▶ **Entries shown**
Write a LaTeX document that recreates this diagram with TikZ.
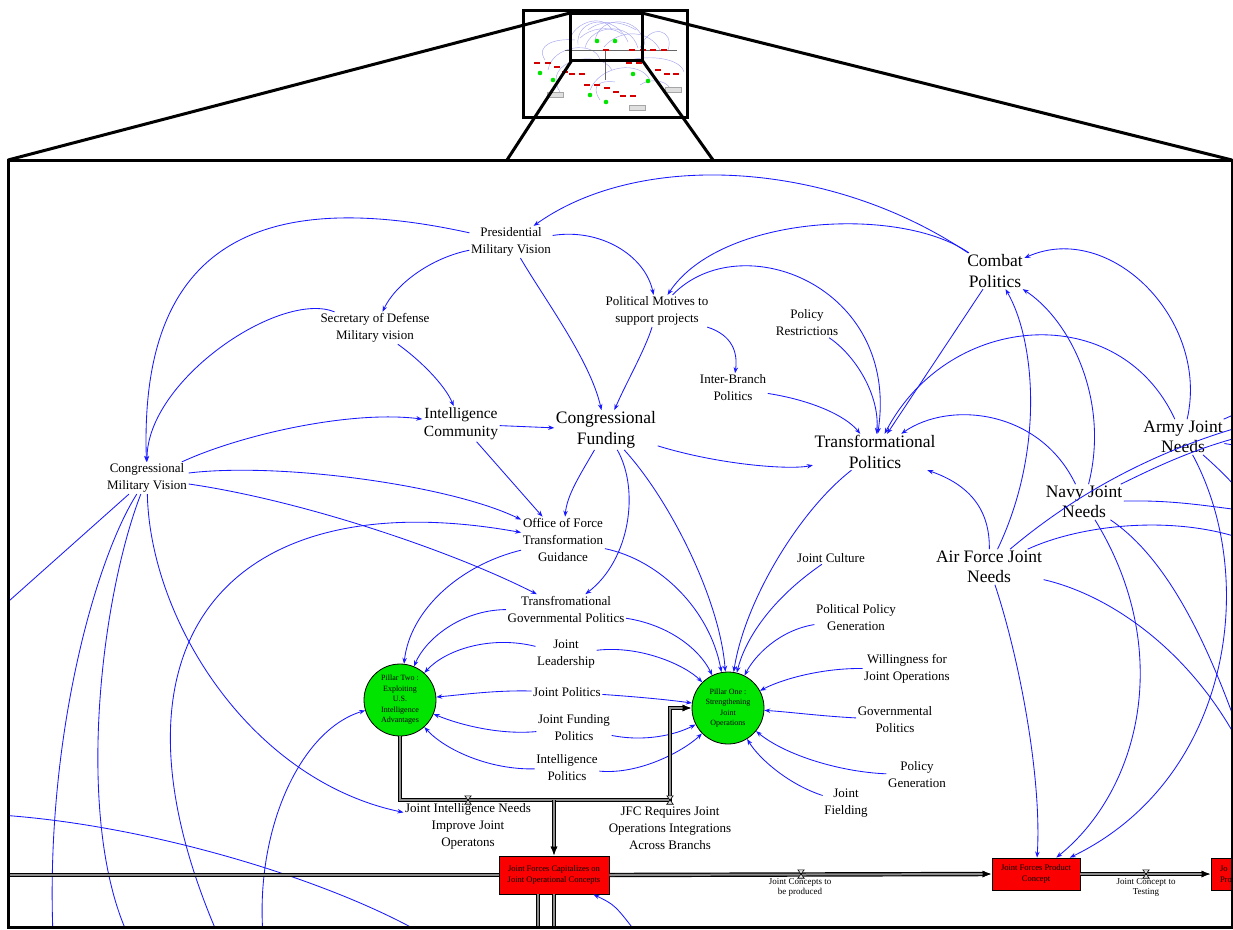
--
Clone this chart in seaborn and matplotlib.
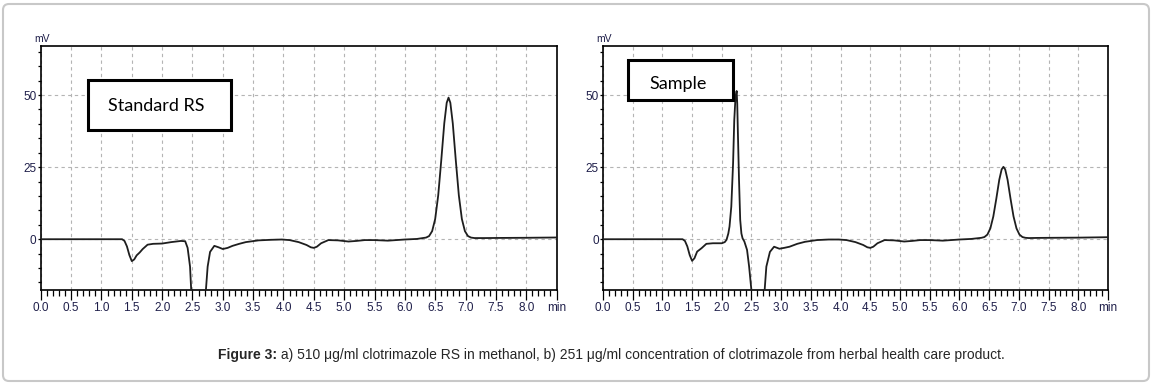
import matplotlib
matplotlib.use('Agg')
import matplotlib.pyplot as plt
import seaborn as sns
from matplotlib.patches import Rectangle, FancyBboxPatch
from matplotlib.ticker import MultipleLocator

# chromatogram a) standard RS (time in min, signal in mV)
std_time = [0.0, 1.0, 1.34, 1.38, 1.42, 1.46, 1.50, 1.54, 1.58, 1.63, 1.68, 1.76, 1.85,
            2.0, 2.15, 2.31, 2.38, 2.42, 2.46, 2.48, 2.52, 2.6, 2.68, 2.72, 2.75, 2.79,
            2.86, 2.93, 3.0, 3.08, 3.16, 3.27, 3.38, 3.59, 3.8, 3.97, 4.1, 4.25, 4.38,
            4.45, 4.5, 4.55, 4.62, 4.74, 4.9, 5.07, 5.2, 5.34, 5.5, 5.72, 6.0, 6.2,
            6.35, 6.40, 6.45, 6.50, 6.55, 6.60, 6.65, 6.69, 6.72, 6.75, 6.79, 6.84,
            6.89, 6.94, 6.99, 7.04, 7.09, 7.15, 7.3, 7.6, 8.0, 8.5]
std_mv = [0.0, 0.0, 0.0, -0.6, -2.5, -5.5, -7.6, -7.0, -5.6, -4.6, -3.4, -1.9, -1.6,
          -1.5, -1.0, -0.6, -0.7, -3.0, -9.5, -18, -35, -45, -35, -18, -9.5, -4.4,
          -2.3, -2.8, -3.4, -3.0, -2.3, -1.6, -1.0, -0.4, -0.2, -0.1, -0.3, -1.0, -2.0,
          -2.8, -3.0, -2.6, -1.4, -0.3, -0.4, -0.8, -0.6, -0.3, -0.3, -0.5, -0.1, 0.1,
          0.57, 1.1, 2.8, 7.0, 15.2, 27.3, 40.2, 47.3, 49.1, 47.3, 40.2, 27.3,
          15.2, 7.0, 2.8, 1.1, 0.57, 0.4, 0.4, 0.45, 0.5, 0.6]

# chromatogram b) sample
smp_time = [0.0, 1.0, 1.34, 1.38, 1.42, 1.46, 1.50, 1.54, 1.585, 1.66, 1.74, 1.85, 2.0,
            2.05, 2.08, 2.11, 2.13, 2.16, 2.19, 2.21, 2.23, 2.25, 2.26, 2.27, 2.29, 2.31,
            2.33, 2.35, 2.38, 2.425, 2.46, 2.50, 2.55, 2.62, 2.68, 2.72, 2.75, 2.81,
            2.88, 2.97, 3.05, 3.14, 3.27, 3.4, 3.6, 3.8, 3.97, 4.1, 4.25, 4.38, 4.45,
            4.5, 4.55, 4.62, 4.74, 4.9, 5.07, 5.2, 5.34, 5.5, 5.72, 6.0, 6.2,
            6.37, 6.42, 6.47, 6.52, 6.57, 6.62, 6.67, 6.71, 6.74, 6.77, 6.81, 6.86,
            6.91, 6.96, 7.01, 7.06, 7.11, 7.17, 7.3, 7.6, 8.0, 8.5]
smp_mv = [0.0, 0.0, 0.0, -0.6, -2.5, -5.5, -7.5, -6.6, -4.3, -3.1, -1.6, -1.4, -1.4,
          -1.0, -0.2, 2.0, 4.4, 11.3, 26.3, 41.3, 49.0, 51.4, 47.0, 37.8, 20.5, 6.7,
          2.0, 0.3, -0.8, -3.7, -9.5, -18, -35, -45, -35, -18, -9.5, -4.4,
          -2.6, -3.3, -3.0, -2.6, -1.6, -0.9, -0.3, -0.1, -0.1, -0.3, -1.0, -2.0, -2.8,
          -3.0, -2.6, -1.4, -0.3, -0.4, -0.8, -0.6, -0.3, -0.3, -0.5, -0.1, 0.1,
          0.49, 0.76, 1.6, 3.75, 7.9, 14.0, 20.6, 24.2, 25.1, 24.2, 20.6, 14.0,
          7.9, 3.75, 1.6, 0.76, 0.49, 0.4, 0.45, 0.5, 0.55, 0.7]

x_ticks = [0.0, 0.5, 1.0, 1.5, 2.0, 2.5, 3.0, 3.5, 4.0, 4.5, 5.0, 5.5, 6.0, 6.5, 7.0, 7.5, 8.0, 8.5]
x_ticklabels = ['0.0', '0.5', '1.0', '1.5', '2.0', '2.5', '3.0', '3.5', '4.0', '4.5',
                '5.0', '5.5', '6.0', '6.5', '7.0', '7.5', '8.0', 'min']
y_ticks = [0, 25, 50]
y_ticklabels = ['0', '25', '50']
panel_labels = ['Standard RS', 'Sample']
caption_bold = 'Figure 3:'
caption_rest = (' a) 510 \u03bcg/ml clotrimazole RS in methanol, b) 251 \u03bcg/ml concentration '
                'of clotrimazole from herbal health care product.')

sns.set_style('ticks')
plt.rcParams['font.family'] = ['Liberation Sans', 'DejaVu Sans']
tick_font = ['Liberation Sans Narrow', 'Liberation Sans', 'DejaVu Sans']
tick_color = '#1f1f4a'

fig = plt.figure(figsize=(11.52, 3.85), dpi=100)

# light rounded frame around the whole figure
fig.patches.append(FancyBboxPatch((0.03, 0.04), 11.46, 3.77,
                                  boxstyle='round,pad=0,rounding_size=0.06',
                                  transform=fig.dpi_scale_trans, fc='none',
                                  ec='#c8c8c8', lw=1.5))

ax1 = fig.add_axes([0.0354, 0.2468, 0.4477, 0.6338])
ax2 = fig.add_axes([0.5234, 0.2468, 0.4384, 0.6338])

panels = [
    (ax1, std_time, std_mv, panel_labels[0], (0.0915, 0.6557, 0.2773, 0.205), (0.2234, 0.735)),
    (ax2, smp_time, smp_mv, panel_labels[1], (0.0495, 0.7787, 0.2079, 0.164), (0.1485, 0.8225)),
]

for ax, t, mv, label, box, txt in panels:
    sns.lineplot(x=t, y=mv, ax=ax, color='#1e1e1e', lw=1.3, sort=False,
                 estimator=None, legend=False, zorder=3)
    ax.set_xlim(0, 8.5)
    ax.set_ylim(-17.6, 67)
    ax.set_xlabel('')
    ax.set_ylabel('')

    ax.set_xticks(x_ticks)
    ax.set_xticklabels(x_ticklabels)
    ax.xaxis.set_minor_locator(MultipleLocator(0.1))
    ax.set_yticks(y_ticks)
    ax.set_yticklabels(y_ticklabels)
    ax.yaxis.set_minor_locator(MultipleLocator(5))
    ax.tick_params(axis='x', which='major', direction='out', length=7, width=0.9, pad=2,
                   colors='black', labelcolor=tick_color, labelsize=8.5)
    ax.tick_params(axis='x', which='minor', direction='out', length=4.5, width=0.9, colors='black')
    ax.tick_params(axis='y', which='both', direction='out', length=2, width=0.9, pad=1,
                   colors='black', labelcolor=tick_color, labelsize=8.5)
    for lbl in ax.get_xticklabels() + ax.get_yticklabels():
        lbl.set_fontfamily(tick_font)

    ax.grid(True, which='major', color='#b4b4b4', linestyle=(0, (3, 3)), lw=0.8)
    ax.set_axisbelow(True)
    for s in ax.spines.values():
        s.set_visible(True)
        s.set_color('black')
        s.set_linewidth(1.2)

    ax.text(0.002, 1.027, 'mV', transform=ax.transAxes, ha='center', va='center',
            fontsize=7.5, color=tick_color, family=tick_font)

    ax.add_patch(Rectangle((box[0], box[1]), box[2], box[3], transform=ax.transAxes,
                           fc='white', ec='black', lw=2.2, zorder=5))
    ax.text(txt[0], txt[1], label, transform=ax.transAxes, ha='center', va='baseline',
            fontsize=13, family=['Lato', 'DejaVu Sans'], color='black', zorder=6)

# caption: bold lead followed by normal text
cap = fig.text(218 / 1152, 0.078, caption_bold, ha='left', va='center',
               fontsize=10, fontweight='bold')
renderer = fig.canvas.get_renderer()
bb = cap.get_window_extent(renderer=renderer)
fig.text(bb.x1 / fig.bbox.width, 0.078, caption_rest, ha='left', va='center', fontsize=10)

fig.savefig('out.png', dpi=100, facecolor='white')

▶ **What to produce**
Take the lines from the one holding "Clone this chart in seaborn and matplotlib." to the one holding "15.2, 7.0, 2.8, 1.1, 0.57, 0.4, 0.4, 0.45, 0.5, 0.6]", both lines included, and give them again exactly, with no pictures.

▶ **Exercise result**
Clone this chart in seaborn and matplotlib.
import matplotlib
matplotlib.use('Agg')
import matplotlib.pyplot as plt
import seaborn as sns
from matplotlib.patches import Rectangle, FancyBboxPatch
from matplotlib.ticker import MultipleLocator

# chromatogram a) standard RS (time in min, signal in mV)
std_time = [0.0, 1.0, 1.34, 1.38, 1.42, 1.46, 1.50, 1.54, 1.58, 1.63, 1.68, 1.76, 1.85,
            2.0, 2.15, 2.31, 2.38, 2.42, 2.46, 2.48, 2.52, 2.6, 2.68, 2.72, 2.75, 2.79,
            2.86, 2.93, 3.0, 3.08, 3.16, 3.27, 3.38, 3.59, 3.8, 3.97, 4.1, 4.25, 4.38,
            4.45, 4.5, 4.55, 4.62, 4.74, 4.9, 5.07, 5.2, 5.34, 5.5, 5.72, 6.0, 6.2,
            6.35, 6.40, 6.45, 6.50, 6.55, 6.60, 6.65, 6.69, 6.72, 6.75, 6.79, 6.84,
            6.89, 6.94, 6.99, 7.04, 7.09, 7.15, 7.3, 7.6, 8.0, 8.5]
std_mv = [0.0, 0.0, 0.0, -0.6, -2.5, -5.5, -7.6, -7.0, -5.6, -4.6, -3.4, -1.9, -1.6,
          -1.5, -1.0, -0.6, -0.7, -3.0, -9.5, -18, -35, -45, -35, -18, -9.5, -4.4,
          -2.3, -2.8, -3.4, -3.0, -2.3, -1.6, -1.0, -0.4, -0.2, -0.1, -0.3, -1.0, -2.0,
          -2.8, -3.0, -2.6, -1.4, -0.3, -0.4, -0.8, -0.6, -0.3, -0.3, -0.5, -0.1, 0.1,
          0.57, 1.1, 2.8, 7.0, 15.2, 27.3, 40.2, 47.3, 49.1, 47.3, 40.2, 27.3,
          15.2, 7.0, 2.8, 1.1, 0.57, 0.4, 0.4, 0.45, 0.5, 0.6]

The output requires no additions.